UPDATE: Courtesy of Blake Hounshell on Twitter, here's the fact sheet the State Department issued this morning on the subject of Missile Defense Cooperation with the Russian Federation. Some highlights:
So yeah, pretty much what I said (/boom).
There are no “secret deals” with Russia on missile defense. The Administration has repeatedly communicated to the Russian Government at the highest levels that the United States will not agree to any limitations or constraints on U.S. ballistic missile defenses, and that the United States intends to continue improving and deploying BMD systems to defend the U.S. against limited missile launches, and to defend our deployed forces, allies, and partners against regional threats.
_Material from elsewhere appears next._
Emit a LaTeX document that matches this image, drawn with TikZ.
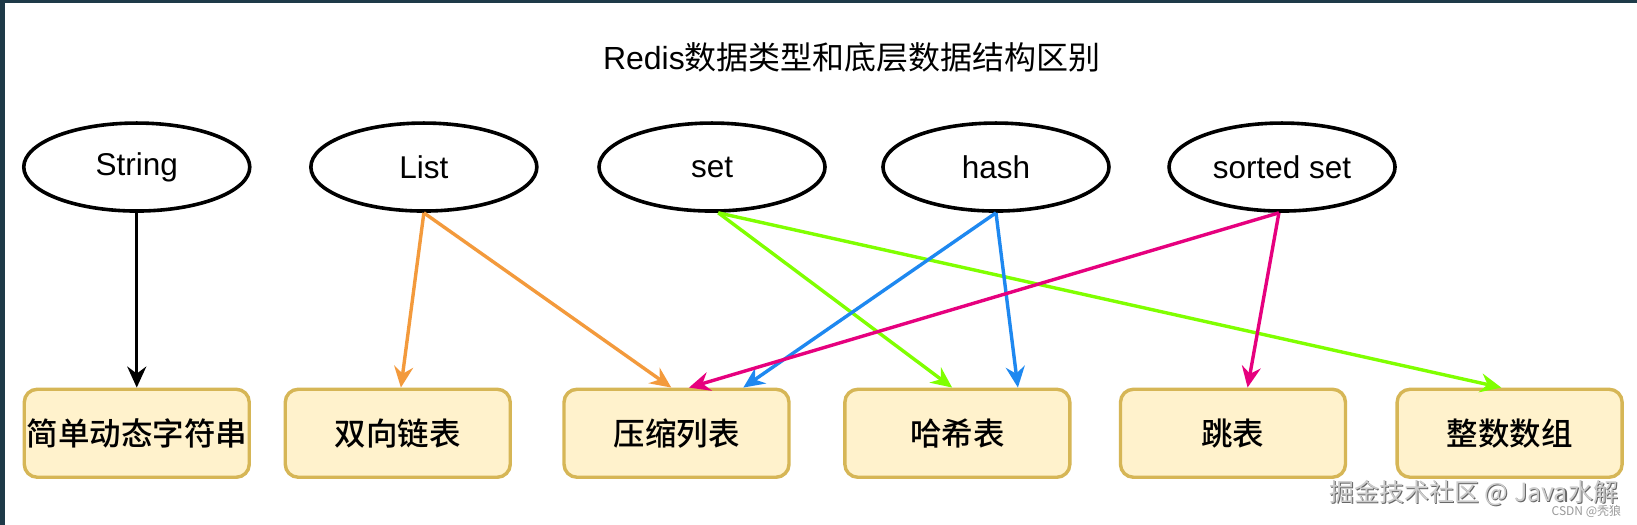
\documentclass[tikz,border=0pt]{standalone}
\usepackage{fontspec}
\setmainfont{Liberation Sans}
\newfontfamily\cjk{Noto Sans CJK SC}
\newfontfamily\cjkm{Noto Sans CJK SC}[UprightFont={* Medium}]
\usetikzlibrary{shapes.geometric,arrows.meta,calc}
\definecolor{boxfill}{HTML}{FFF2CC}
\definecolor{boxline}{HTML}{D6B656}
\definecolor{aorange}{HTML}{F39A3C}
\definecolor{agreen}{HTML}{80FF00}
\definecolor{ablue}{HTML}{1E88F0}
\definecolor{amag}{HTML}{E6007E}
\definecolor{frame}{HTML}{1E3A48}
\tikzset{
  typenode/.style={ellipse,draw=black,line width=3.6pt,minimum width=226pt,minimum height=88pt,inner sep=0pt,font=\fontsize{31.5}{33}\selectfont},
  structbox/.style={rectangle,rounded corners=13pt,draw=boxline,fill=boxfill,line width=3.4pt,minimum width=225pt,minimum height=88pt,inner sep=0pt,font=\cjkm\fontsize{31.5}{33}\selectfont},
  conn/.style={line width=3.4pt,-{Stealth[length=21pt,width=19pt,inset=7pt]}},
  wmark/.style={font=\cjk\fontsize{25}{27}\selectfont,anchor=east,inner sep=0pt},
}
\begin{document}
\begin{tikzpicture}[x=1.04401pt,y=-1.04401pt]
\useasboundingbox (0,0) rectangle (1568,502.87);
\fill[white] (0,0) rectangle (1568,502.87);
\fill[frame] (0,0) rectangle (1568,3);
\fill[frame] (0,0) rectangle (5,502.87);
\node[font=\fontsize{32}{34}\selectfont] (title) at (816,55) {Redis{\cjk 数据类型和底层数据结构区别}};
\node[typenode] (str) at (131,160) {String};
\node[typenode] (lst) at (406,160) {List};
\node[typenode] (set) at (682,160) {set};
\node[typenode] (hsh) at (954,160) {hash};
\node[typenode] (zst) at (1228,160) {sorted set};
\node[structbox] (b1) at (131,415) {简单动态字符串};
\node[structbox] (b2) at (381,415) {双向链表};
\node[structbox] (b3) at (648,415) {压缩列表};
\node[structbox] (b4) at (917,415) {哈希表};
\node[structbox] (b5) at (1181,415) {跳表};
\node[structbox] (b6) at (1446,415) {整数数组};
\draw[conn,black] (str.south) -- (b1.north);
\draw[conn,aorange] (lst.south) -- ($(b2.north)+(3,0)$);
\draw[conn,aorange] (lst.south) -- ($(b3.north)+(-5,0)$);
\draw[conn,agreen] ($(set.south)+(6,0)$) -- ($(b4.north)+(-5,0)$);
\draw[conn,agreen] ($(set.south)+(6,0)$) -- ($(b6.north)+(-8,0)$);
\draw[conn,ablue] (hsh.south) -- ($(b3.north)+(64,0)$);
\draw[conn,ablue] (hsh.south) -- ($(b4.north)+(58,0)$);
\draw[conn,amag] ($(zst.south)+(-3,0)$) -- ($(b3.north)+(12,0)$);
\draw[conn,amag] ($(zst.south)+(-3,0)$) -- ($(b5.north)+(14,0)$);
\node[wmark,text=black!60] (wm1s) at (1551,473) {掘金技术社区 @ Java水解};
\node[wmark,text=black!20] (wm1) at (1550,472) {掘金技术社区 @ Java水解};
\node[text=black!40,font=\cjk\fontsize{12}{13}\selectfont,anchor=east,inner sep=0pt] (wm2) at (1553,490) {CSDN @秃狼};
\end{tikzpicture}
\end{document}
The Administration has repeatedly made clear that it is pursuing missile defense cooperation with Russia. As one example, at a June 17 hearing of the Senate Armed Services Committee, Secretary Gates stated: “Separately from the treaty, we are discussing missile defense cooperation with Russia, which we believe is in the interests of both nations. But such talks have nothing to do with imposing any limitations on our programs or deployment plans.” The Obama Administration believes that missile defense cooperation with the Russian Federation is in the national security interests of the United States, as did the Bush Administration. Restrictions or limitations on U.S. missile defense capabilities are not under discussion in any forum.